* begin Dataset excerpt *
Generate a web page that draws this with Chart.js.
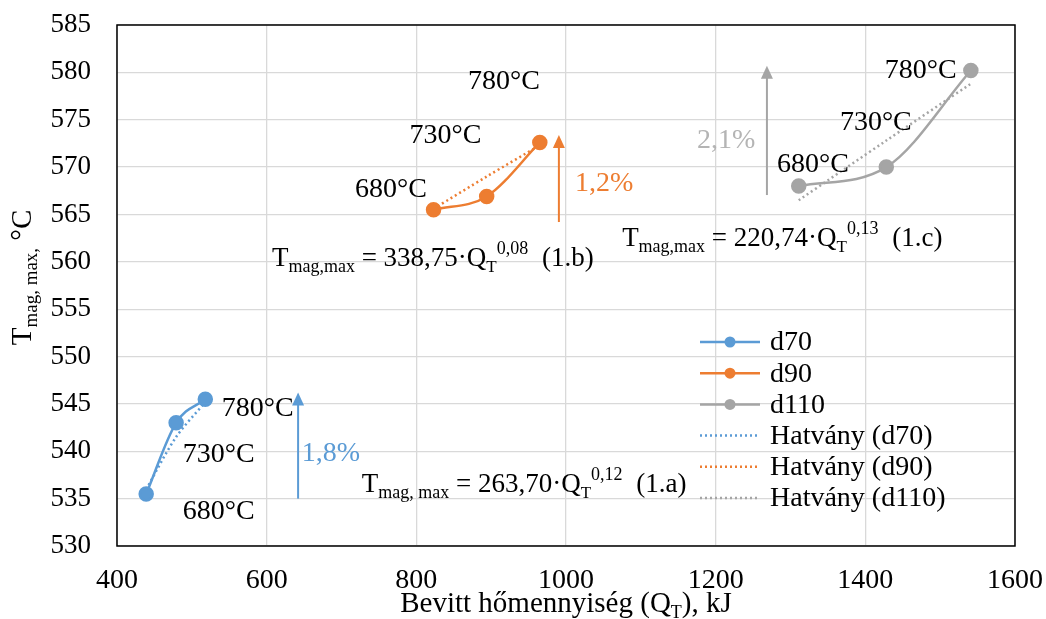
<!DOCTYPE html>
<html><head><meta charset="utf-8">
<script src="https://cdn.jsdelivr.net/npm/chart.js@4.4.0/dist/chart.umd.min.js"></script>
<style>html,body{margin:0;padding:0;background:#fff}#wrap{width:1046px;height:619px}</style>
</head><body><div id="wrap"><canvas id="c" width="1046" height="619"></canvas></div>
<script>
const xTicks = [400, 600, 800, 1000, 1200, 1400, 1600];
const yTicks = [530, 535, 540, 545, 550, 555, 560, 565, 570, 575, 580, 585];
const seriesNames = ['d70', 'd90', 'd110'];
const d70Q = [439, 479, 518];
const d70T = [535.5, 543.0, 545.5];
const d90Q = [823, 894, 965];
const d90T = [565.5, 566.9, 572.6];
const d110Q = [1311, 1428, 1541];
const d110T = [568.0, 570.0, 580.2];
const trend70T = [536.0, 541.5, 545.2];
const trend90T = [565.6, 569.0, 572.3];
const trend110T = [566.5, 572.8, 578.8];
const tempLabels = ['680°C', '730°C', '780°C'];
const pctLabels = ['1,8%', '1,2%', '2,1%'];
const eqCoef = ['263,70', '338,75', '220,74'];
const eqExp = ['0,12', '0,08', '0,13'];
const eqTag = ['(1.a)', '(1.b)', '(1.c)'];

const colors = ['#5B9BD5', '#ED7D31', '#A5A5A5'];
const FONT = '"Liberation Serif", "Times New Roman", serif';

const pts = (xs, ys) => xs.map((x, i) => ({x, y: ys[i]}));
const Qs = [d70Q, d90Q, d110Q];
const Ts = [d70T, d90T, d110T];
const TRs = [trend70T, trend90T, trend110T];

const datasets = [];
for (let i = 0; i < 3; i++) {
  datasets.push({label: seriesNames[i], data: pts(Qs[i], Ts[i]), borderColor: colors[i], backgroundColor: colors[i],
    borderWidth: 2.5, pointRadius: 6.5, pointHoverRadius: 6.5, tension: 0.45, cubicInterpolationMode: 'monotone', order: 1});
}
for (let i = 0; i < 3; i++) {
  datasets.push({label: 'Hatvány (' + seriesNames[i] + ')', data: pts(Qs[i], TRs[i]), borderColor: colors[i],
    borderWidth: 2.5, borderDash: [2, 3], pointRadius: 0, tension: 0.3, order: 2});
}

// annotation positions in data units
const tempPos = [
  [[488, 532.9], [488, 538.9], [540, 543.75]],
  [[718, 566.8], [791, 572.5], [869, 578.2]],
  [[1282, 569.5], [1366, 573.9], [1426, 579.4]]
];
const pctPos = [[647, 539.0], [1012, 567.5], [1175, 572.0]];
const pctColors = ['#5B9BD5', '#ED7D31', '#B4B4B4'];
const arrowPos = [[642, 535.0, 546.2], [990.5, 564.2, 573.4], [1268.5, 567.05, 580.7]];
const eqPos = [[727, 535.7], [607, 559.6], [1075, 561.7]];
const eqSub = ['mag, max', 'mag,max', 'mag,max'];

const MAIN = 27, SUB = 18;

function drawRich(ctx, x, y, segs) {
  let cx = x;
  for (const s of segs) {
    const size = s.size || MAIN;
    ctx.font = size + 'px ' + FONT;
    ctx.fillStyle = s.color || '#000';
    ctx.textBaseline = 'alphabetic';
    ctx.textAlign = 'left';
    ctx.fillText(s.t, cx, y + (s.dy || 0));
    cx += ctx.measureText(s.t).width + (s.gap || 0);
  }
  return cx;
}
function richWidth(ctx, segs) {
  let w = 0;
  for (const s of segs) { ctx.font = (s.size || MAIN) + 'px ' + FONT; w += ctx.measureText(s.t).width + (s.gap || 0); }
  return w;
}

const annotPlugin = {
  id: 'annot',
  afterDatasetsDraw(chart) {
    const ctx = chart.ctx, xs = chart.scales.x, ys = chart.scales.y, a = chart.chartArea;
    ctx.save();
    // plot border
    ctx.strokeStyle = '#000'; ctx.lineWidth = 1.5;
    ctx.strokeRect(a.left, a.top, a.right - a.left, a.bottom - a.top);
    // arrows
    for (let i = 0; i < 3; i++) {
      const [qx, y0, y1] = arrowPos[i];
      const px = xs.getPixelForValue(qx), pb = ys.getPixelForValue(y0), pt = ys.getPixelForValue(y1);
      ctx.strokeStyle = colors[i]; ctx.fillStyle = colors[i]; ctx.lineWidth = 2;
      ctx.beginPath(); ctx.moveTo(px, pb); ctx.lineTo(px, pt + 10); ctx.stroke();
      ctx.beginPath(); ctx.moveTo(px, pt); ctx.lineTo(px - 6, pt + 13); ctx.lineTo(px + 6, pt + 13); ctx.closePath(); ctx.fill();
    }
    // temperature labels
    ctx.font = '28px ' + FONT; ctx.fillStyle = '#000'; ctx.textAlign = 'left'; ctx.textBaseline = 'alphabetic';
    for (let i = 0; i < 3; i++) for (let j = 0; j < 3; j++) {
      const [qx, ty] = tempPos[i][j];
      ctx.fillText(tempLabels[j], xs.getPixelForValue(qx), ys.getPixelForValue(ty));
    }
    // percentages
    for (let i = 0; i < 3; i++) {
      ctx.fillStyle = pctColors[i];
      ctx.fillText(pctLabels[i], xs.getPixelForValue(pctPos[i][0]), ys.getPixelForValue(pctPos[i][1]));
    }
    // equations
    for (let i = 0; i < 3; i++) {
      const px = xs.getPixelForValue(eqPos[i][0]), py = ys.getPixelForValue(eqPos[i][1]);
      drawRich(ctx, px, py, [
        {t: 'T'}, {t: eqSub[i], size: SUB, dy: 6},
        {t: ' = ' + eqCoef[i] + '·Q'}, {t: 'T', size: 17, dy: 6},
        {t: eqExp[i], size: SUB, dy: -12, gap: 7}, {t: ' ' + eqTag[i]}
      ]);
    }
    // legend
    const lx = 700, ly = 342, step = 31.2;
    for (let k = 0; k < 6; k++) {
      const c = colors[k % 3], y = ly + k * step;
      ctx.strokeStyle = c; ctx.lineWidth = 2.5;
      if (k < 3) {
        ctx.setLineDash([]);
        ctx.beginPath(); ctx.moveTo(lx, y); ctx.lineTo(lx + 60, y); ctx.stroke();
        ctx.fillStyle = c; ctx.beginPath(); ctx.arc(lx + 30, y, 5.5, 0, Math.PI * 2); ctx.fill();
      } else {
        ctx.setLineDash([2, 3]);
        ctx.beginPath(); ctx.moveTo(lx, y); ctx.lineTo(lx + 60, y); ctx.stroke();
        ctx.setLineDash([]);
      }
      ctx.fillStyle = '#000'; ctx.font = '28px ' + FONT; ctx.textBaseline = 'middle';
      ctx.fillText(chart.data.datasets[k].label, lx + 70, y + 1);
    }
    ctx.textBaseline = 'alphabetic';
    // x title
    const xseg = [{t: 'Bevitt hőmennyiség (Q', size: 29}, {t: 'T', size: 18, dy: 6}, {t: '), kJ', size: 29}];
    const xw = richWidth(ctx, xseg);
    drawRich(ctx, (a.left + a.right) / 2 - xw / 2, 612, xseg);
    // y title
    const yseg = [{t: 'T', size: 29}, {t: 'mag, max,', size: 19, dy: 6}, {t: ' °C', size: 29}];
    const yw = richWidth(ctx, yseg);
    ctx.translate(31, (a.top + a.bottom) / 2 - 8);
    ctx.rotate(-Math.PI / 2);
    drawRich(ctx, -yw / 2, 0, yseg);
    ctx.restore();
  }
};

new Chart(document.getElementById('c'), {
  type: 'line',
  data: {datasets},
  options: {
    responsive: false, animation: false, devicePixelRatio: 1,
    layout: {padding: {left: 0, right: 31, top: 25, bottom: 0}},
    plugins: {legend: {display: false}, tooltip: {enabled: false}},
    scales: {
      x: {type: 'linear', min: xTicks[0], max: xTicks[xTicks.length - 1],
        afterBuildTicks: s => { s.ticks = xTicks.map(v => ({value: v})); },
        afterFit: s => { s.height = 73; s.paddingLeft = 0; s.paddingRight = 0; },
        grid: {color: '#d9d9d9', lineWidth: 1.3, drawTicks: false},
        border: {display: false},
        ticks: {color: '#000', font: {family: FONT, size: 28}, padding: 18, maxRotation: 0,
          callback: v => String(v)}},
      y: {type: 'linear', min: yTicks[0], max: yTicks[yTicks.length - 1],
        afterBuildTicks: s => { s.ticks = yTicks.map(v => ({value: v})); },
        afterFit: s => { s.width = 117; s.paddingTop = 0; s.paddingBottom = 0; },
        grid: {color: '#d9d9d9', lineWidth: 1.3, drawTicks: false},
        border: {display: false},
        ticks: {color: '#000', font: {family: FONT, size: 27}, padding: 26,
          callback: v => String(v)}}
    }
  },
  plugins: [annotPlugin]
});
</script></body></html>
* end Dataset excerpt *
■ **Do this**
Return the material line for line, from its beginning to the line that contains "const eqTag = ['(1.a)', '(1.b)', '(1.c)'];", with the pictures left out.

■ **The output**
Generate a web page that draws this with Chart.js.
<!DOCTYPE html>
<html><head><meta charset="utf-8">
<script src="https://cdn.jsdelivr.net/npm/chart.js@4.4.0/dist/chart.umd.min.js"></script>
<style>html,body{margin:0;padding:0;background:#fff}#wrap{width:1046px;height:619px}</style>
</head><body><div id="wrap"><canvas id="c" width="1046" height="619"></canvas></div>
<script>
const xTicks = [400, 600, 800, 1000, 1200, 1400, 1600];
const yTicks = [530, 535, 540, 545, 550, 555, 560, 565, 570, 575, 580, 585];
const seriesNames = ['d70', 'd90', 'd110'];
const d70Q = [439, 479, 518];
const d70T = [535.5, 543.0, 545.5];
const d90Q = [823, 894, 965];
const d90T = [565.5, 566.9, 572.6];
const d110Q = [1311, 1428, 1541];
const d110T = [568.0, 570.0, 580.2];
const trend70T = [536.0, 541.5, 545.2];
const trend90T = [565.6, 569.0, 572.3];
const trend110T = [566.5, 572.8, 578.8];
const tempLabels = ['680°C', '730°C', '780°C'];
const pctLabels = ['1,8%', '1,2%', '2,1%'];
const eqCoef = ['263,70', '338,75', '220,74'];
const eqExp = ['0,12', '0,08', '0,13'];
const eqTag = ['(1.a)', '(1.b)', '(1.c)'];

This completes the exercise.